And when the track pieces came in, nothing fit my roadbed the way I thought it would. Of course that shouldn't be a problem, right? Gargraves is advertised as "flex track," after all.

Wrong. Trying to accurately bend (or rebend) Gargraves sections into radii less than 53" is not for the fainthearted, especially when you have a very large railroad's worth of track to bend. Doing that one job almost took me back to flying radio control airplanes -- forget the railroad. But because I can't see them little aeroplanes out there at 100 yards, I had to stay with pounding steel on the RR. John Henry and I became real close.
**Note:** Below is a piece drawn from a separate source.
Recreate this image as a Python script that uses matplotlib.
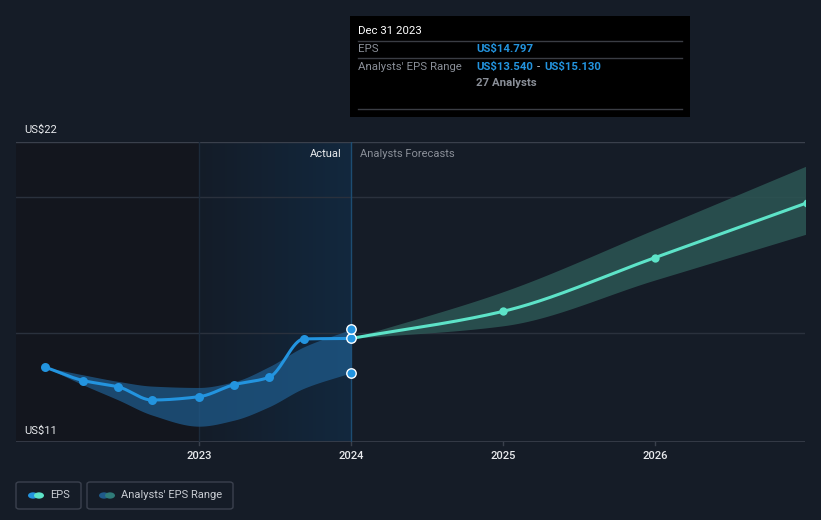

For the next expansion, I used templates to lay out where the track should go before I staked the roadbed. I have a band saw so making the templates was easy -- what is important with the templates is that the curve is laid exactly and the ends are cut exactly, or else your "plan" in place will still be far, far off from the real track.

The next time I do this (not likely in my lifetime), I will order one piece of each curve I expect to use and make templates to guide my roadbed construction. The hassle of making and placing exact templates of curves is nothing compared to bending O-54 curves. Once you've figured everything out with your templates, you can make your "real" track order.

Use "Flex Track" to Connect Curved Sessions

I do use "flex track" (the kind that comes straight) in between the sectional curves. If I need to bend it a little, I can. Bending WIDE radius curves is relatively easy. Plus, it makes beautiful transitions into fixed radius curves of 113/106 -- not that you need much transition with curves that wide.

No matter how careful you are when laying the templates, you are going to be off when it comes to placing your ladder roadbed and track. So the flex comes in very handy to make adjustments EXCEPT, JUST DO IT RIGHT THE FIRST TIME.

How I Would Do It Now

No, I haven't started another railroad, and don't plan to, but, based on our experiences, this process should work for the next person trying this.

  1. Order one of each curve you think you might use.
  2. Use those curves to make accurate templates so you know where the roadbed must go. Write the radius or track piece # of each template on it in big letters.
  3. Lay the whole route out with the templates to make certain you are designing something that can actually work. Take lots of photos with a digital camera so you could recreate it if necessary.
  4. Count the templates you used and order your track.
  5. While the templates are still down, mark the route with wood stakes.
  6. Measure and cut your vertical risers. If you use fence posts, cut and attach the 3"x2" "support" blocks that make the connection between the fence post and the "ladder" (see above).
  7. Hammer the risers in.
  8. After you've built your HDPE "ladder" roadbed, put each curved section in place temporarily, using clamps to hold the ladder and support blocks on the fence posts.
  9. With the curved roadbed sections clamped to the risers, lay the fixed radius track on the roadbed and made sure things are lined up properly. Then you'll know whether or not you're really on track (couldn't resist that one).
  10. Finally, when you are connecting curved sections, use flex for the "straight" sections; that allows you to make minor adjustments.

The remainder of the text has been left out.